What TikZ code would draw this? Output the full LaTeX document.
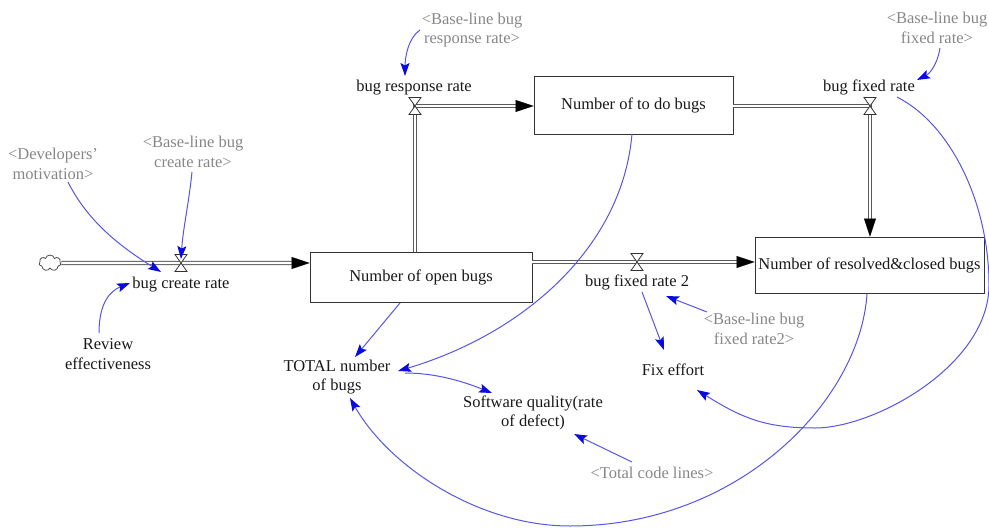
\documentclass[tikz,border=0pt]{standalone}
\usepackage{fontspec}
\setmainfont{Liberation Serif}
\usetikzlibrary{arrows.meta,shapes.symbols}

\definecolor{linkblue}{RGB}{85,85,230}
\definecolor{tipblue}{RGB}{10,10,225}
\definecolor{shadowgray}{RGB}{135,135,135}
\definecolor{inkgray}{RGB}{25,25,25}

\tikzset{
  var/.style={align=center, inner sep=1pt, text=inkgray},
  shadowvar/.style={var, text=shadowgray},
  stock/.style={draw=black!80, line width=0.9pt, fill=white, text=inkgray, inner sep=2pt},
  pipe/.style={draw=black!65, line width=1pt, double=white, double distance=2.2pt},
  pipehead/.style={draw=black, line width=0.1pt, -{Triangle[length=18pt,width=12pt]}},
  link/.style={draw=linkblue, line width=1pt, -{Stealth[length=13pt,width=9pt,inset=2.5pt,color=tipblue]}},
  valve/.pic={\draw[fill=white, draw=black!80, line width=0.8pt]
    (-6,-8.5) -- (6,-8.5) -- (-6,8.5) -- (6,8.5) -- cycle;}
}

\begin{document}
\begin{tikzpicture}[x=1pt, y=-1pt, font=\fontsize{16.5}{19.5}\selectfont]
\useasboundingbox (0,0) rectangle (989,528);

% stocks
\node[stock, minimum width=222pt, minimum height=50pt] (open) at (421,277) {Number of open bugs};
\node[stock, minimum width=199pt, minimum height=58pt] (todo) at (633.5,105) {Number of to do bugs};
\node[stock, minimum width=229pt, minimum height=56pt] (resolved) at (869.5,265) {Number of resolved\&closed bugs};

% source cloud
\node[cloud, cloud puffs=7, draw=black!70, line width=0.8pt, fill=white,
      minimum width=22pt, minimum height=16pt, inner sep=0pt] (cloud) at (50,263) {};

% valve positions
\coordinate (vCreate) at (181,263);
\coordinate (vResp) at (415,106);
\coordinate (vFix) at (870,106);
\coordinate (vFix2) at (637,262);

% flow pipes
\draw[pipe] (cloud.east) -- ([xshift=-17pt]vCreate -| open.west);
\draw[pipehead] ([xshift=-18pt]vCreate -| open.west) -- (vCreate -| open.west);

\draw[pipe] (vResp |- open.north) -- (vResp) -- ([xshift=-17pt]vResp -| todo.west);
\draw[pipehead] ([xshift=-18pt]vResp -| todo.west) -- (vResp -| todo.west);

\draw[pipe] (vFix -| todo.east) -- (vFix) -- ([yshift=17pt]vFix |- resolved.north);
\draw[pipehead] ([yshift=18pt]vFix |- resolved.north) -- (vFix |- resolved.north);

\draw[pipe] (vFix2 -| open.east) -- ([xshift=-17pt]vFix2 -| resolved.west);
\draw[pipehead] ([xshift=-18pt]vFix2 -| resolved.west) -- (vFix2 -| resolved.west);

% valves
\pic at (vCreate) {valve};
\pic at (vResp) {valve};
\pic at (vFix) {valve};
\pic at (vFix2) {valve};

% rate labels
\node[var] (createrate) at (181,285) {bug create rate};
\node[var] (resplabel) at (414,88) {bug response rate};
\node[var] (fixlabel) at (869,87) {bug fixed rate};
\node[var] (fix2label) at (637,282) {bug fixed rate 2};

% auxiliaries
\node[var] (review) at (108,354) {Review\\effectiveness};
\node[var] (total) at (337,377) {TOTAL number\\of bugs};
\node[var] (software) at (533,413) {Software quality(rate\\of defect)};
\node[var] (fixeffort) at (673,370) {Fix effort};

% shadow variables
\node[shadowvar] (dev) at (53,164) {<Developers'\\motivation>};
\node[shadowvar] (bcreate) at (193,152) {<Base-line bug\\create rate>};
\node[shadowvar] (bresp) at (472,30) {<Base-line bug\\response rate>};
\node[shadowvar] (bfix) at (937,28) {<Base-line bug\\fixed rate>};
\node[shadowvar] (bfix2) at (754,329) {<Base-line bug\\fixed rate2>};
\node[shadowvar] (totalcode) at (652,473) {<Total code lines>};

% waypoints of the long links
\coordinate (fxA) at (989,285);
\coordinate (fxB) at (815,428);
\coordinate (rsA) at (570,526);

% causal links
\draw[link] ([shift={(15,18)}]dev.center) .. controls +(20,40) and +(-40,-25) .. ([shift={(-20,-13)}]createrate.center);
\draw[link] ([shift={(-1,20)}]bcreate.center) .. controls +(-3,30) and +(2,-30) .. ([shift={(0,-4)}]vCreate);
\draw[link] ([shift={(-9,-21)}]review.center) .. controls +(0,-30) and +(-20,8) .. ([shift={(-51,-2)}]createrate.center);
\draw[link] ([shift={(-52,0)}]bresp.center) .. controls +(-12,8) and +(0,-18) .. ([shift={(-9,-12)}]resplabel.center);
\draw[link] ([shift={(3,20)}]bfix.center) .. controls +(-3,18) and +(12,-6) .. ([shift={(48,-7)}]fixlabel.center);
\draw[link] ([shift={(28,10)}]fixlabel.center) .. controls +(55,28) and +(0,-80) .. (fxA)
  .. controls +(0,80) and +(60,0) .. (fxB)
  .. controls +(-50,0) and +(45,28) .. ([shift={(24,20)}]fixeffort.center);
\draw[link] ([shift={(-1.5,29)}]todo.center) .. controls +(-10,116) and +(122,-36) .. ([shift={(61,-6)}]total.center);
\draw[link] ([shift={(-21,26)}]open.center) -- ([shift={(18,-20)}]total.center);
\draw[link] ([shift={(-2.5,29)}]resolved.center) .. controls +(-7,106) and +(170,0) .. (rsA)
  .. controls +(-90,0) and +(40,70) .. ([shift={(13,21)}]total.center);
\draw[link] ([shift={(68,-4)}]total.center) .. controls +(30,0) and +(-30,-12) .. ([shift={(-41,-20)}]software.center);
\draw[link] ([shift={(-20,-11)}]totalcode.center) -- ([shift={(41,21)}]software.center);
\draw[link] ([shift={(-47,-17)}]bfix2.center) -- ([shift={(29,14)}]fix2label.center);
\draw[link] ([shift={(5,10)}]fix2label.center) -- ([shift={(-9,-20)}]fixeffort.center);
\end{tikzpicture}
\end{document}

· · · · · · ·

Omitting all pictures, restate exactly the lines of the material from its start through the line that contains "(0,0) rectangle (989,528);".

What TikZ code would draw this? Output the full LaTeX document.
\documentclass[tikz,border=0pt]{standalone}
\usepackage{fontspec}
\setmainfont{Liberation Serif}
\usetikzlibrary{arrows.meta,shapes.symbols}

\definecolor{linkblue}{RGB}{85,85,230}
\definecolor{tipblue}{RGB}{10,10,225}
\definecolor{shadowgray}{RGB}{135,135,135}
\definecolor{inkgray}{RGB}{25,25,25}

\tikzset{
  var/.style={align=center, inner sep=1pt, text=inkgray},
  shadowvar/.style={var, text=shadowgray},
  stock/.style={draw=black!80, line width=0.9pt, fill=white, text=inkgray, inner sep=2pt},
  pipe/.style={draw=black!65, line width=1pt, double=white, double distance=2.2pt},
  pipehead/.style={draw=black, line width=0.1pt, -{Triangle[length=18pt,width=12pt]}},
  link/.style={draw=linkblue, line width=1pt, -{Stealth[length=13pt,width=9pt,inset=2.5pt,color=tipblue]}},
  valve/.pic={\draw[fill=white, draw=black!80, line width=0.8pt]
    (-6,-8.5) -- (6,-8.5) -- (-6,8.5) -- (6,8.5) -- cycle;}
}

\begin{document}
\begin{tikzpicture}[x=1pt, y=-1pt, font=\fontsize{16.5}{19.5}\selectfont]
\useasboundingbox (0,0) rectangle (989,528);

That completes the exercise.